A gesture of good faith might dilute some of the bitterness. How about giving customers the eventual finished product without tacking on an additional fee? That could help transform the beta program from a pay-to-play trial period -- in which customers feel they're being unreasonably charged -- to something they accept as a fairer exchange.
2. Figure out the EMV microchip hurdle
Starting in October 2015, the credit card industry will push both card makers and merchants to upgrade their technology to the "EMV" microchip standard now commonplace across the globe. The chip adds an extra layer of security by replacing a vulnerable card swipe with a chip reader that lets credit cards and debit cards generate a unique code for each transaction, theoretically making it tougher for thieves and hackers to commit fraud.

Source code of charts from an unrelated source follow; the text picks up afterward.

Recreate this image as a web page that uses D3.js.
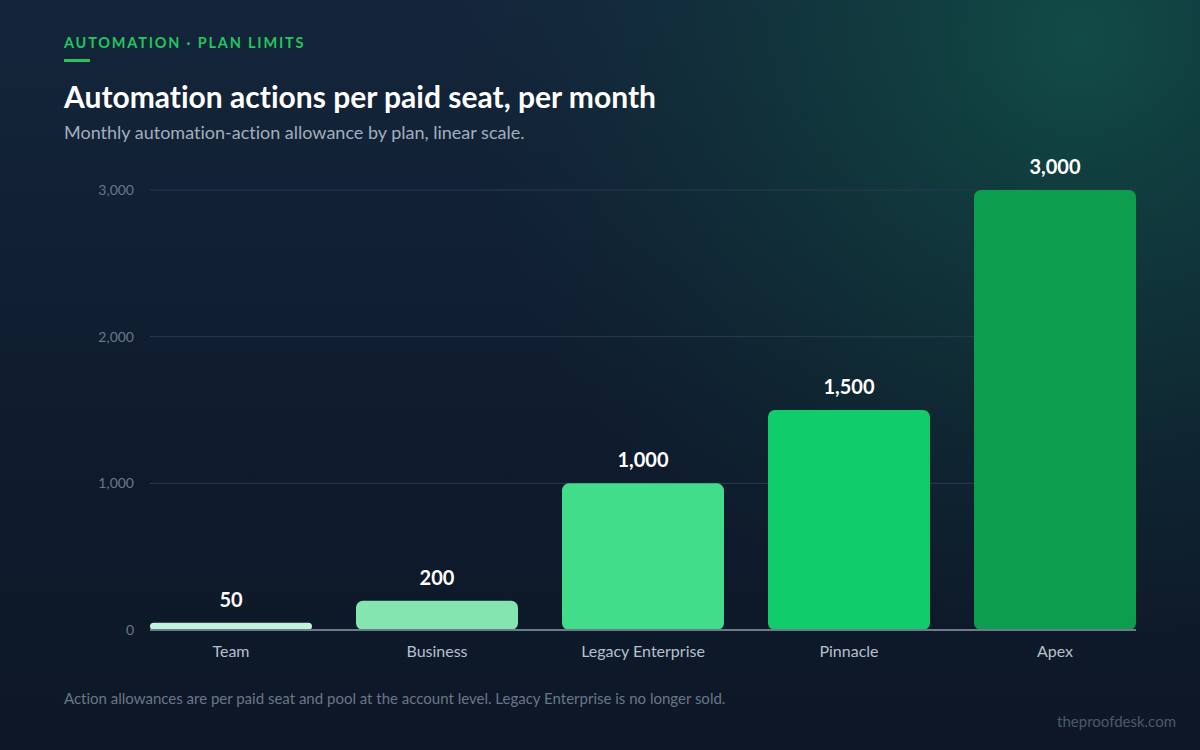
<!DOCTYPE html>
<html><head><meta charset="utf-8">
<script src="https://cdn.jsdelivr.net/npm/d3@7/dist/d3.min.js"></script>
<style>
html,body{margin:0;padding:0;background:#0e1828;}
svg{display:block;font-family:Lato,"Noto Sans",sans-serif;font-variant-ligatures:none;}
svg text{font-variant-ligatures:none;}
</style></head>
<body>
<svg id="chart" width="1200" height="750"></svg>
<script>
const categories = ["Team", "Business", "Legacy Enterprise", "Pinnacle", "Apex"];
const values = [50, 200, 1000, 1500, 3000];
const barColors = ["#c3f3da", "#84e5b0", "#41dd8a", "#10cc6a", "#0c9e4e"];
const yTicks = [0, 1000, 2000, 3000];

const W = 1200, H = 750;
const svg = d3.select("#chart");
const defs = svg.append("defs");

const lg = defs.append("linearGradient").attr("id","bg").attr("x1",0).attr("y1",0).attr("x2",0).attr("y2",1);
lg.append("stop").attr("offset","0%").attr("stop-color","#14253b");
lg.append("stop").attr("offset","55%").attr("stop-color","#0f1c2e");
lg.append("stop").attr("offset","100%").attr("stop-color","#0d1727");
const rg = defs.append("radialGradient").attr("id","glow").attr("cx",1080).attr("cy",40).attr("r",620).attr("gradientUnits","userSpaceOnUse");
rg.append("stop").attr("offset","0%").attr("stop-color","#10584a").attr("stop-opacity",0.75);
rg.append("stop").attr("offset","45%").attr("stop-color","#0f4a40").attr("stop-opacity",0.45);
rg.append("stop").attr("offset","100%").attr("stop-color","#0f3a3a").attr("stop-opacity",0);

svg.append("rect").attr("width",W).attr("height",H).attr("fill","url(#bg)");
svg.append("rect").attr("width",W).attr("height",H).attr("fill","url(#glow)");

// Header
svg.append("text").attr("x",64).attr("y",48).text("AUTOMATION · PLAN LIMITS")
  .attr("fill","#22c55e").attr("font-size",14.5).attr("font-weight",700).attr("letter-spacing",1.8);
svg.append("rect").attr("x",64).attr("y",59).attr("width",26).attr("height",3).attr("fill","#22c55e");
svg.append("text").attr("x",64).attr("y",108).text("Automation actions per paid seat, per month")
  .attr("fill","#ffffff").attr("font-size",30).attr("font-weight",700);
svg.append("text").attr("x",64).attr("y",139).text("Monthly automation-action allowance by plan, linear scale.")
  .attr("fill","#a3afbd").attr("font-size",18);

// Scales
const x = d3.scaleBand().domain(categories).range([150,1136]).paddingInner(0.2136).paddingOuter(0);
const y = d3.scaleLinear().domain([0,3000]).range([630,190]);

// Gridlines
const grid = svg.append("g");
grid.selectAll("line").data(yTicks.filter(d=>d>0)).join("line")
  .attr("x1",150).attr("x2",1136).attr("y1",d=>y(d)).attr("y2",d=>y(d))
  .attr("stroke","#2a3b52").attr("stroke-width",1);

// Y axis labels
const yAxis = d3.axisLeft(y).tickValues(yTicks).tickFormat(d3.format(",")).tickSize(0).tickPadding(0);
const ya = svg.append("g").attr("transform","translate(134,0)").call(yAxis);
ya.select(".domain").remove();
ya.selectAll("text").attr("fill","#6a7889").attr("font-size",14).attr("font-family","Lato,'Noto Sans',sans-serif");

// Bars
const data = categories.map((c,i)=>({c, v:values[i], col:barColors[i]}));
svg.append("g").selectAll("rect").data(data).join("rect")
  .attr("x",d=>x(d.c)).attr("width",x.bandwidth())
  .attr("y",d=>y(d.v)).attr("height",d=>y(0)-y(d.v))
  .attr("rx",d=>Math.min(7,(y(0)-y(d.v))/2)).attr("fill",d=>d.col);

// Baseline
svg.append("line").attr("x1",150).attr("x2",1136).attr("y1",y(0)).attr("y2",y(0))
  .attr("stroke","#6b7a8d").attr("stroke-width",2);

// Value labels
svg.append("g").selectAll("text").data(data).join("text")
  .attr("x",d=>x(d.c)+x.bandwidth()/2).attr("y",d=>y(d.v)-16)
  .attr("text-anchor","middle").attr("fill","#ffffff").attr("font-size",20).attr("font-weight",700)
  .text(d=>d3.format(",")(d.v));

// X axis labels
const xAxis = d3.axisBottom(x).tickSize(0).tickPadding(0);
const xa = svg.append("g").attr("transform","translate(0,646)").call(xAxis);
xa.select(".domain").remove();
xa.selectAll("text").attr("fill","#b6c0cc").attr("font-size",16).attr("font-family","Lato,'Noto Sans',sans-serif");

// Footer
svg.append("text").attr("x",64).attr("y",704).text("Action allowances are per paid seat and pool at the account level. Legacy Enterprise is no longer sold.")
  .attr("fill","#6a7788").attr("font-size",15);
svg.append("text").attr("x",1176).attr("y",727).attr("text-anchor","end").text("theproofdesk.com")
  .attr("fill","#4c5a6b").attr("font-size",15);
</script>
</body></html>
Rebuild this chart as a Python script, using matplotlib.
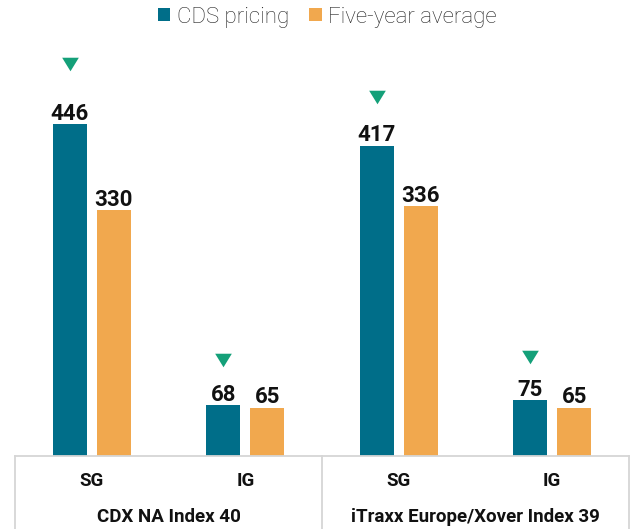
import matplotlib
matplotlib.use("Agg")
import matplotlib.pyplot as plt
from matplotlib import font_manager as fm

names = {f.name for f in fm.fontManager.ttflist}
FONT = "Roboto" if "Roboto" in names else "DejaVu Sans"
plt.rcParams['font.family'] = [FONT, 'DejaVu Sans']

categories = ["SG", "IG", "SG", "IG"]
index_names = ["CDX NA Index 40", "iTraxx Europe/Xover Index 39"]
cds_pricing = [446, 68, 417, 75]
five_year_avg = [330, 65, 336, 65]
marker_values = [527, 129, 482, 133]
series_names = ["CDS pricing", "Five-year average"]

TEAL = "#006E89"
ORANGE = "#F1A84E"
GREEN = "#14A079"
LINE = "#D6D6D6"
TXT = "#111111"

fig = plt.figure(figsize=(6.34, 5.29), dpi=100)
W, H = 634, 529
AX_TOP, AX_BOT = 40, 456
AX_H = AX_BOT - AX_TOP
ax = fig.add_axes([15 / W, (H - AX_BOT) / H, (629 - 15) / W, AX_H / H])

x = list(range(len(categories)))
bw = 34 / 153.5
off = 22 / 153.5
ax.bar([i - off for i in x], cds_pricing, width=bw, color=TEAL, label=series_names[0])
ax.bar([i + off for i in x], five_year_avg, width=bw, color=ORANGE, label=series_names[1])
for i in x:
    for xx, v in ((i - off, cds_pricing[i]), (i + off, five_year_avg[i])):
        ax.annotate(str(v), (xx, v), xytext=(0, 3.2), textcoords="offset points",
                    ha="center", va="baseline", fontsize=16, fontweight="bold", color=TXT)
tri = [(-8, 6.5), (8, 6.5), (0, -6.5), (-8, 6.5)]
ax.plot([i - off for i in x], marker_values, linestyle="none", marker=tri,
        markersize=12, color=GREEN, markeredgewidth=0)

ax.set_xlim(-0.5, 3.5)
ax.set_ylim(0, 559)
ax.axis("off")

# table lines below the axes
tr = ax.get_xaxis_transform()
bottom = -(H - AX_BOT) / AX_H - 0.01
for xv in (-0.5, 1.5, 3.5):
    ax.plot([xv, xv], [0, bottom], transform=tr, color=LINE, lw=1.3, clip_on=False)
ax.plot([-0.5, 3.5], [0, 0], transform=tr, color=LINE, lw=1.3, clip_on=False)
for i, c in enumerate(categories):
    ax.text(i, -(486 - AX_BOT) / AX_H, c, transform=tr, ha="center", va="baseline",
            fontsize=13.5, fontweight="bold", color=TXT)
for j, n in enumerate(index_names):
    ax.text(2 * j + 0.5, -(522 - AX_BOT) / AX_H, n, transform=tr, ha="center", va="baseline",
            fontsize=13.5, fontweight="bold", color=TXT)

leg = fig.legend(loc="center", bbox_to_anchor=(327.5 / W, 1 - 17 / H), ncol=2, frameon=False,
                 handlelength=0.55, handleheight=0.55, handletextpad=0.3, columnspacing=0.9,
                 borderpad=0, prop={"family": FONT, "weight": "light", "size": 16})
for t in leg.get_texts():
    t.set_color("#222222")

fig.savefig("out.png", dpi=100)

Coin doesn't support EMV. The company has repeatedly explained that the US credit card industry will remain in a transition period for years to come, during which there will be support for both chip and magnetic stripe technology. This is true. But it's unclear how merchants will react to an unfamiliar looking device that uses old technology.
As the rollout begins to accelerate -- by the end of 2015, card makers project that half of all credit cards and merchant terminals will be chip-enabled -- Coin may be left shipping a device that doesn't function in all cases. The company says its second-generation device will have chip technology, but company CEO Kanishk Parashar acknowledges that Coin has not yet begun researching that possibility.
He also doesn't know whether Coin will be able to design a microchip that can store other microchip data. "We have good faith that [Coin] will be able to do so," Parashar said. At the very least, a roadmap for when EMV support may arrive is in order, and some dedicated research into the technology is a must.
3. Don't flub the spring 2015 ship date
Coin has already committed a crowdfunding cardinal sin by failing to deliver on a promise. To keep its reputation from crumbling, the company must ensure that it doesn't again disappoint its preorder customers come spring 2015, when it plans on rolling out the first edition of its product.
The company faces at least two potential outcomes. It can incorporate the beta customer feedback to hammer out a superior product that's ready to ship next year. Or it can begin shipping what may be a still incomplete product to meet the updated deadline. The first senario is preferable, but if Coin can't pull it off, it'll have to decide whether it can afford another delay -- even if the product isn't ready for prime time.
4. More transparency -- the sooner, the better
Coin could have avoided this mess. Had it said earlier that its deadline was fluid and that it couldn't commit to a defined timeline, preorder customers wouldn't be as furious as they are now. Instead, Coin failed to disclose any of its prototype or manufacturing issues and consistently led its preorder customers to believe everything was on track.
"We are still on schedule to launch and begin shipping this summer. No public release date yet, but let's just say Coin is fast approaching," the company wrote in July. Last week, the company instructed preorder customers to "keep an eye out for the Claim your Account email coming out next week," without mentioning an updated ship date -- though notably without mentioning the summer 2014 target either.
Whether it did so willfully or not, Coin collected tens of thousands of people's money on the promise that a product would be delivered by summer 2014. Coin customers are now learning that the promise won't be honored. Even more irritating, Coin had months to warn people about a potential delay. Not a peep was heard -- until Friday. Opening more channels of communication and being less opaque concerning progress may help rebuild trust among customers.